Problem to solve
Transcribe every line from the top down to the line with "x0.bandwidth() ] );", both ends included, but not the pictures.

++++

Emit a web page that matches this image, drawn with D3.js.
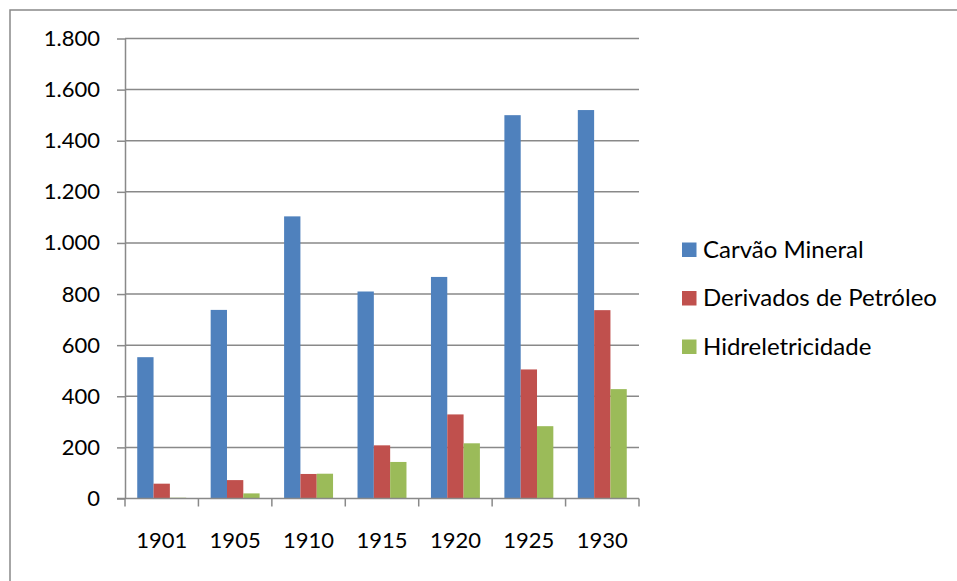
<!DOCTYPE html>
<html>
<head>
<meta charset="utf-8">
<script src="https://cdn.jsdelivr.net/npm/d3@7"></script>
<style>
    body { margin: 0; background: #fff; }
    text { font-family: Lato, "Liberation Sans", Arial, sans-serif; fill: #000; }
</style>
</head>
<body>
<svg id="chart"></svg>
<script>
const years = [ '1901', '1905', '1910', '1915', '1920', '1925', '1930' ];
const series = [ 'Carvão Mineral', 'Derivados de Petróleo', 'Hidreletricidade' ];
const carvao = [ 553, 738, 1104, 810, 867, 1500, 1520 ];
const petroleo = [ 58, 72, 96, 208, 329, 505, 737 ];
const hidro = [ 3, 20, 97, 143, 216, 283, 428 ];
const yticks = [ 0, 200, 400, 600, 800, 1000, 1200, 1400, 1600, 1800 ];
const colors = [ '#4F81BD', '#C0504D', '#9BBB59' ];

const values = [ carvao, petroleo, hidro ];
const data = years.map( ( y, i ) => ({
    year: y,
    vals: series.map( ( s, j ) => ({ key: s, value: values[j][i] }) )
}) );

const width = 957, height = 581;
const margin = { top: 38.5, left: 125, right: 318, bottom: 82.5 };
const inner_width = width - margin.left - margin.right;
const inner_height = height - margin.top - margin.bottom;
const grey = '#898989';
const font_size = '22px';

const svg = d3.select( '#chart' )
    .attr( 'width', width )
    .attr( 'height', height );

// chart frame
svg.append( 'rect' )
    .attr( 'x', 10 ).attr( 'y', 10 )
    .attr( 'width', 960 ).attr( 'height', 600 )
    .attr( 'fill', 'none' )
    .attr( 'stroke', grey )
    .attr( 'stroke-width', 1.5 );

const chart = svg.append( 'g' )
    .attr( 'transform', `translate(${margin.left}, ${margin.top})` );

const x0 = d3.scaleBand()
    .domain( years )
    .range( [ 0, inner_width ] )
    .paddingInner( 1/3 )
    .paddingOuter( 1/6 );

const x1 = d3.scaleBand()
    .domain( series )
    .range( [ 0, x0.bandwidth() ] );

const yscale = d3.scaleLinear()
    .domain( [ 0, 1800 ] )
    .range( [ inner_height, 0 ] );

const color = d3.scaleOrdinal()
    .domain( series )
    .range( colors );

// gridlines
chart.append( 'g' )
    .selectAll( 'line' )
    .data( yticks.slice( 1 ) )
    .join( 'line' )
    .attr( 'x1', 0 )
    .attr( 'x2', inner_width )
    .attr( 'y1', d => yscale( d ) )
    .attr( 'y2', d => yscale( d ) )
    .attr( 'stroke', grey )
    .attr( 'stroke-width', 1.5 );

// bars
chart.append( 'g' )
    .selectAll( 'g' )
    .data( data )
    .join( 'g' )
    .attr( 'transform', d => `translate(${x0( d.year )}, 0)` )
    .selectAll( 'rect' )
    .data( d => d.vals )
    .join( 'rect' )
    .attr( 'x', d => x1( d.key ) )
    .attr( 'y', d => yscale( d.value ) )
    .attr( 'width', x1.bandwidth() )
    .attr( 'height', d => inner_height - yscale( d.value ) )
    .attr( 'fill', d => color( d.key ) );

// y axis
const fmt = d => d3.format( ',' )( d ).replace( /,/g, '.' );
const yaxis = d3.axisLeft( yscale )
    .tickValues( yticks )
    .tickFormat( fmt )
    .tickSize( 8 )
    .tickSizeOuter( 0 )
    .tickPadding( 17 );

const yaxis_group = chart.append( 'g' ).call( yaxis );

// x axis (ticks at category boundaries)
const step = x0.step();
const xaxis_group = chart.append( 'g' )
    .attr( 'transform', `translate(0, ${inner_height})` );

xaxis_group.append( 'line' )
    .attr( 'x1', -8 ).attr( 'x2', inner_width )
    .attr( 'stroke', grey ).attr( 'stroke-width', 1.5 );

xaxis_group.selectAll( '.xtick' )
    .data( d3.range( years.length + 1 ) )
    .join( 'line' )
    .attr( 'class', 'xtick' )
    .attr( 'x1', i => i * step )
    .attr( 'x2', i => i * step )
    .attr( 'y1', 0 ).attr( 'y2', 8 )
    .attr( 'stroke', grey ).attr( 'stroke-width', 1.5 );

xaxis_group.selectAll( '.xlabel' )
    .data( years )
    .join( 'text' )
    .attr( 'class', 'xlabel' )
    .attr( 'x', d => x0( d ) + x0.bandwidth() / 2 )
    .attr( 'y', 49.5 )
    .attr( 'text-anchor', 'middle' )
    .style( 'font-size', font_size )
    .text( d => d );

yaxis_group.select( '.domain' ).attr( 'stroke', grey ).attr( 'stroke-width', 1.5 );
yaxis_group.selectAll( '.tick line' ).attr( 'stroke', grey ).attr( 'stroke-width', 1.5 );
yaxis_group.selectAll( '.tick text' )
    .style( 'font-size', font_size )
    .style( 'font-family', 'Lato, "Liberation Sans", Arial, sans-serif' )
    .attr( 'fill', '#000' );
yaxis_group.selectAll( '.tick' ).filter( d => d == 0 ).select( 'line' ).attr( 'x2', -8 );

// legend
const legend = svg.append( 'g' )
    .attr( 'transform', 'translate(682, 242.5)' );

const item = legend.selectAll( 'g' )
    .data( series )
    .join( 'g' )
    .attr( 'transform', ( d, i ) => `translate(0, ${i * 48.5})` );

item.append( 'rect' )
    .attr( 'width', 14.5 )
    .attr( 'height', 14.5 )
    .attr( 'fill', d => color( d ) );

item.append( 'text' )
    .attr( 'x', 21 )
    .attr( 'y', 15 )
    .style( 'font-size', '24px' )
    .text( d => d );
</script>
</body>
</html>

++++

Exercise answer
Emit a web page that matches this image, drawn with D3.js.
<!DOCTYPE html>
<html>
<head>
<meta charset="utf-8">
<script src="https://cdn.jsdelivr.net/npm/d3@7"></script>
<style>
    body { margin: 0; background: #fff; }
    text { font-family: Lato, "Liberation Sans", Arial, sans-serif; fill: #000; }
</style>
</head>
<body>
<svg id="chart"></svg>
<script>
const years = [ '1901', '1905', '1910', '1915', '1920', '1925', '1930' ];
const series = [ 'Carvão Mineral', 'Derivados de Petróleo', 'Hidreletricidade' ];
const carvao = [ 553, 738, 1104, 810, 867, 1500, 1520 ];
const petroleo = [ 58, 72, 96, 208, 329, 505, 737 ];
const hidro = [ 3, 20, 97, 143, 216, 283, 428 ];
const yticks = [ 0, 200, 400, 600, 800, 1000, 1200, 1400, 1600, 1800 ];
const colors = [ '#4F81BD', '#C0504D', '#9BBB59' ];

const values = [ carvao, petroleo, hidro ];
const data = years.map( ( y, i ) => ({
    year: y,
    vals: series.map( ( s, j ) => ({ key: s, value: values[j][i] }) )
}) );

const width = 957, height = 581;
const margin = { top: 38.5, left: 125, right: 318, bottom: 82.5 };
const inner_width = width - margin.left - margin.right;
const inner_height = height - margin.top - margin.bottom;
const grey = '#898989';
const font_size = '22px';

const svg = d3.select( '#chart' )
    .attr( 'width', width )
    .attr( 'height', height );

// chart frame
svg.append( 'rect' )
    .attr( 'x', 10 ).attr( 'y', 10 )
    .attr( 'width', 960 ).attr( 'height', 600 )
    .attr( 'fill', 'none' )
    .attr( 'stroke', grey )
    .attr( 'stroke-width', 1.5 );

const chart = svg.append( 'g' )
    .attr( 'transform', `translate(${margin.left}, ${margin.top})` );

const x0 = d3.scaleBand()
    .domain( years )
    .range( [ 0, inner_width ] )
    .paddingInner( 1/3 )
    .paddingOuter( 1/6 );

const x1 = d3.scaleBand()
    .domain( series )
    .range( [ 0, x0.bandwidth() ] );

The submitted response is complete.